PERALTA: Njeri Mwangi is a human rights activist in one of the neighborhoods Rashid patrols. Her group, the Mathare Social Justice Centre, counted 60 young men killed by police last year just in her neighborhood.
MWANGI: These people are protected by the government, their own state. And when people are trying to uprise (ph), they are always intimidation.
PERALTA: Intimidation, she says, is why Kenyans don't rise up. She gets text messages warning her to stop documenting cases. She says plainclothes officers hang out in front of her office. Police did not respond to our requests for comment. But earlier this month, interior minister Fred Matiang'i did address police brutality, admitting some officers do make mistakes. But, he said...
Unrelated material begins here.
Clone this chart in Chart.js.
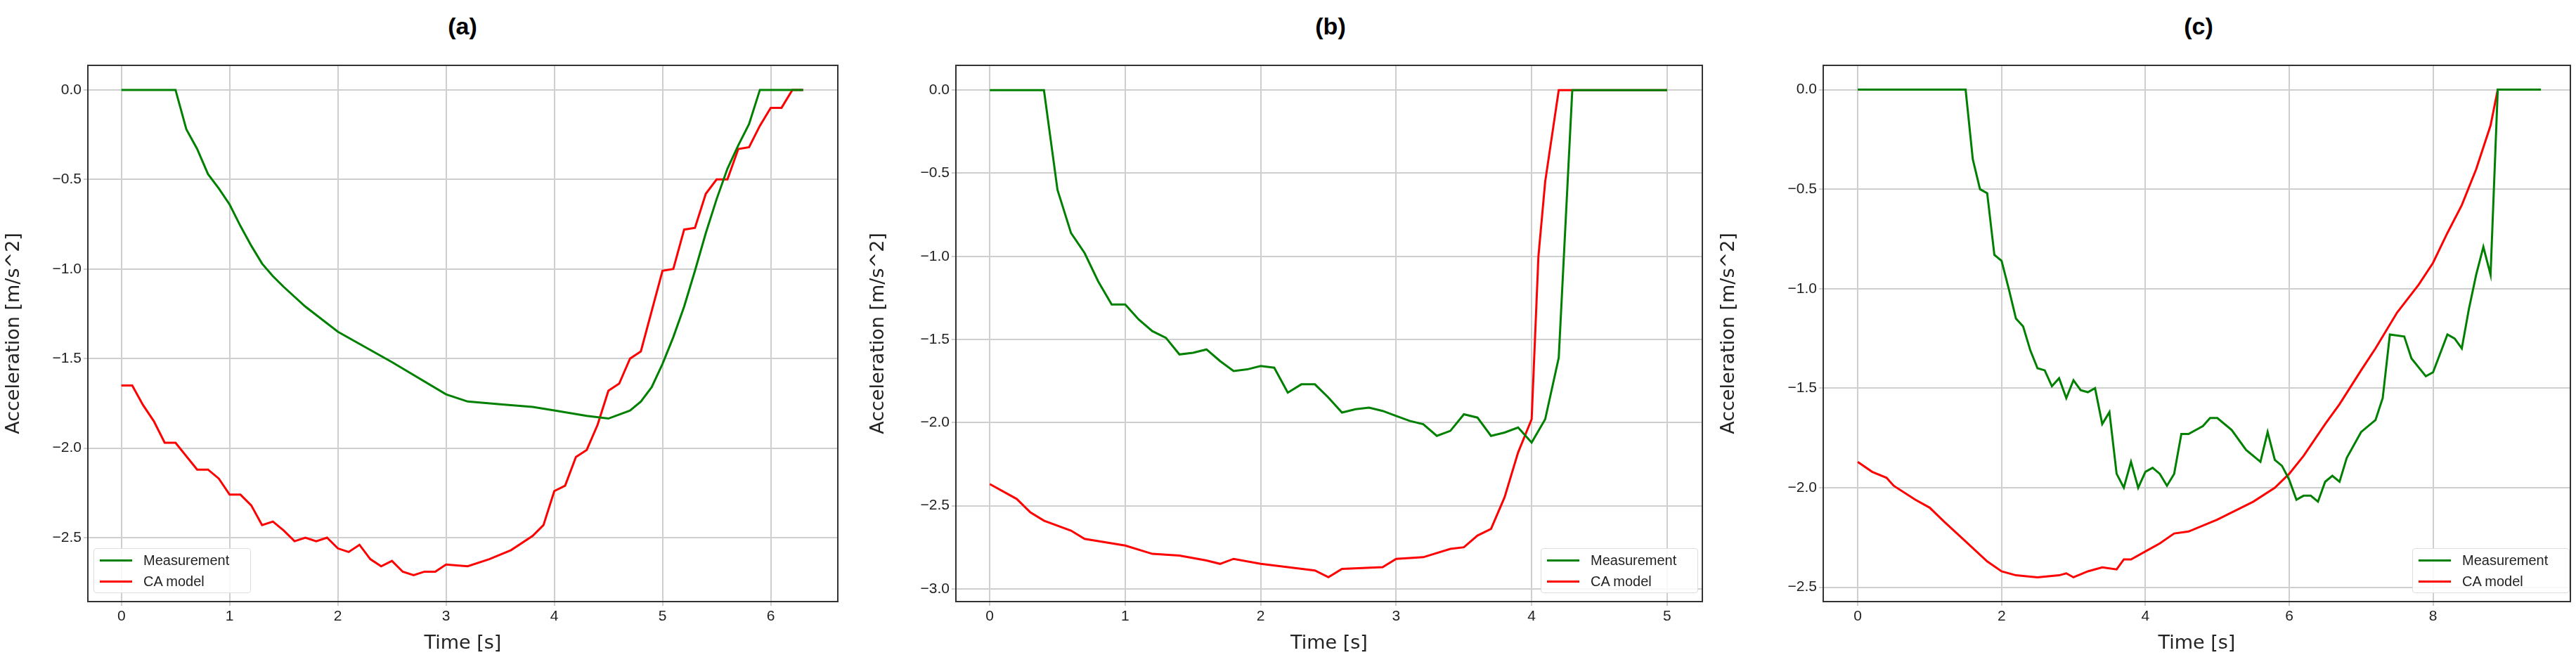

FRED MATIANG'I: They're human. Let's work with them. Let's not create a stigma.
PERALTA: This week, I went back to talk to Dahir Roble. Since his son's killing, he's developed high blood pressure and diabetes. He says the weeks since the killing of George Floyd have been hard. The Koran, he says, speaks of the life-giving jugular vein. So what sticks with him is the officer's knee on Floyd's neck.
ROBLE: (Through interpreter) Because I could remember the cop placed his foot on the dead body of my son.
PERALTA: Like his son, he says, Floyd begged for his life.
ROBLE: (Through interpreter) But the white cop did not respect the shout and cry of George Floyd, and he decided to kill intentionally
PERALTA: Roble says since his son died, he alone has spoken up. He says when he watches all those protests across the U.S., in Paris, in London, he thinks George Floyd is lucky because at least people cared about his death.